À noite, ouvi barulhos que pareciam com tiros. Pensei: devem ser tiros. Bem que gostaria de me enganar, imaginar fogos de artifício.
Houve choques entre polícia e bandidos na Lagoa. Na comunidade de São Carlos traficantes de bandos diferentes entraram em choque. Ao proteger o filho no tiroteio desenfreado, uma jovem mãe foi morta.
Na tv, as pessoas falavam de reféns nas mãos dos traficantes. Acrescentei que na realidade há mais de um milhão de reféns nas mãos de traficantes e milicianos no Rio.
Desde as últimas décadas do século passado, divulguei mapas mostrando como o Rio é dividido entre tráfico e milícia.
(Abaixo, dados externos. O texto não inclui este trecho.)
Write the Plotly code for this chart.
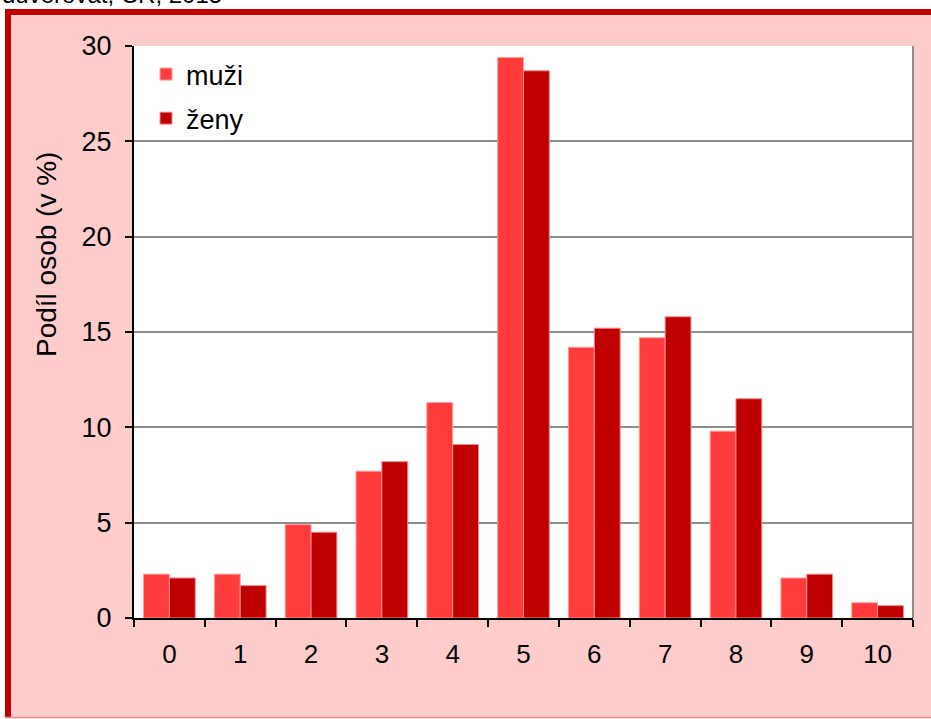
import plotly.graph_objects as go

categories = ["0", "1", "2", "3", "4", "5", "6", "7", "8", "9", "10"]
muzi = [2.3, 2.3, 4.9, 7.7, 11.3, 29.4, 14.2, 14.7, 9.8, 2.1, 0.8]
zeny = [2.1, 1.7, 4.5, 8.2, 9.1, 28.7, 15.2, 15.8, 11.5, 2.3, 0.65]
y_ticks = [0, 5, 10, 15, 20, 25, 30]
series_names = ["muži", "ženy"]
y_title = "Podíl osob (v %)"
top_text = "důvěřovat, ČR, 2015"

W, H = 931, 719
L, R, T, B = 134, 913, 46, 618


def px(x):
    return (x - L) / (R - L)


def py(y):
    return (B - y) / (B - T)


FONT = "Liberation Sans, Arial, sans-serif"

fig = go.Figure()
fig.add_trace(go.Bar(x=categories, y=muzi, name=series_names[0], legendgroup="a",
                     marker=dict(color="#FF3B3B", line=dict(color="#FF9C9C", width=1))))
fig.add_trace(go.Bar(x=categories, y=zeny, name=series_names[1], legendgroup="b",
                     marker=dict(color="#C00000", line=dict(color="#F08C8C", width=1))))

shapes = [
    # pink box
    dict(type="rect", xref="paper", yref="paper", x0=px(5), x1=px(960), y0=py(718), y1=py(9),
         fillcolor="#FFCCCC", line=dict(width=0), layer="below"),
    # plot area white
    dict(type="rect", xref="paper", yref="paper", x0=0, x1=1, y0=0, y1=1,
         fillcolor="white", line=dict(width=0), layer="below"),
    # borders of box
    dict(type="line", xref="paper", yref="paper", x0=px(8), x1=px(8), y0=py(718), y1=py(9),
         line=dict(color="#C00000", width=6)),
    dict(type="line", xref="paper", yref="paper", x0=px(5), x1=px(960), y0=py(12), y1=py(12),
         line=dict(color="#C00000", width=6)),
    dict(type="line", xref="paper", yref="paper", x0=px(5), x1=px(960), y0=py(717.5), y1=py(717.5),
         line=dict(color="#F08C8C", width=1.5)),
    # right border of plot area
    dict(type="line", xref="paper", yref="paper", x0=1, x1=1, y0=0, y1=1,
         line=dict(color="#8C8C8C", width=2)),
]

annotations = [
    dict(text=y_title, xref="paper", yref="paper", x=px(46), y=py(255), textangle=-90,
         showarrow=False, font=dict(family=FONT, size=28, color="black"),
         xanchor="center", yanchor="middle"),
    dict(text=top_text, xref="paper", yref="paper", x=px(0), y=py(10), showarrow=False,
         xanchor="left", yanchor="bottom", font=dict(family=FONT, size=24, color="black")),
]

fig.update_layout(
    width=W, height=H,
    margin=dict(l=L, r=W - R, t=T, b=H - B, pad=0),
    paper_bgcolor="white",
    plot_bgcolor="white",
    barmode="group",
    bargap=0.27,
    bargroupgap=0,
    font=dict(family=FONT, size=26, color="black"),
    shapes=shapes,
    annotations=annotations,
    showlegend=True,
    legend=dict(x=px(146), y=py(50), xanchor="left", yanchor="top",
                bgcolor="rgba(0,0,0,0)", font=dict(family=FONT, size=27, color="black"),
                tracegroupgap=6, itemwidth=30),
    xaxis=dict(
        type="category", range=[-0.5, 10.5], showline=True, linecolor="black", linewidth=2,
        ticks="outside", tickson="boundaries", ticklen=7, tickwidth=2, tickcolor="black",
        showgrid=False, ticklabelstandoff=12, tickfont=dict(family=FONT, size=26),
    ),
    yaxis=dict(
        range=[0, 30], tickvals=y_ticks, showline=True, linecolor="black", linewidth=2,
        ticks="outside", ticklen=7, tickwidth=2, tickcolor="black",
        showgrid=True, gridcolor="#8C8C8C", gridwidth=2, zeroline=False,
        ticklabelstandoff=8, tickfont=dict(family=FONT, size=27),
    ),
)

fig.write_html("out.html", config={"displayModeBar": False},
               post_script="document.body.style.margin='0px';document.body.style.overflow='hidden';")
Essas regiões são intocadas. Inclusive durante as campanhas eleitorais eles deixam entrar apenas os candidatos que lhes são simpáticos.
Nunca aceitei essa situação. Algumas vezes, tive de sair um pouco as pressas, com medo dos fuzis e metralhadoras.
Não há solução para isso. Seria preciso uma decisão social muito clara para libertar as áreas ocupadas do Rio. Além disso, seria necessária uma tática especial.
A idéia de a policia entrar na favela atirando e desrespeitando a população torna mais ineficaz ainda a política de segurança.
Não há solução à vista. O Governador está às voltas com o impeachment. O prefeito luta pela reeleição. O governo federal é limitado, em primeiro lugar pela sua proximidade com as milícias, em segundo lugar pela suas opções táticas violentas, inadequadas para esse tipo de conflito.
Nos Estados Unidos coisas ruins acontecem. Mas a sociedade se move. O movimento de solidariedade pelo fuzilamento de um negro pelas costas, em Kenosha, Wisconsin, tornou-se nacional. A NBA fez uma paralisação simbólica, houve repercussão no basquete feminino, no futebol americano e no tênis.
Eles estão pressionando por soluções. Aqui parece que ficamos anestesiados. Inclusive os barulhos de tiros começam mesmo a parecer com fogos de artifício.
Se continuar assim, cairemos sob o domínio de milícias e traficantes numa escala ainda mais alarmante do que agora.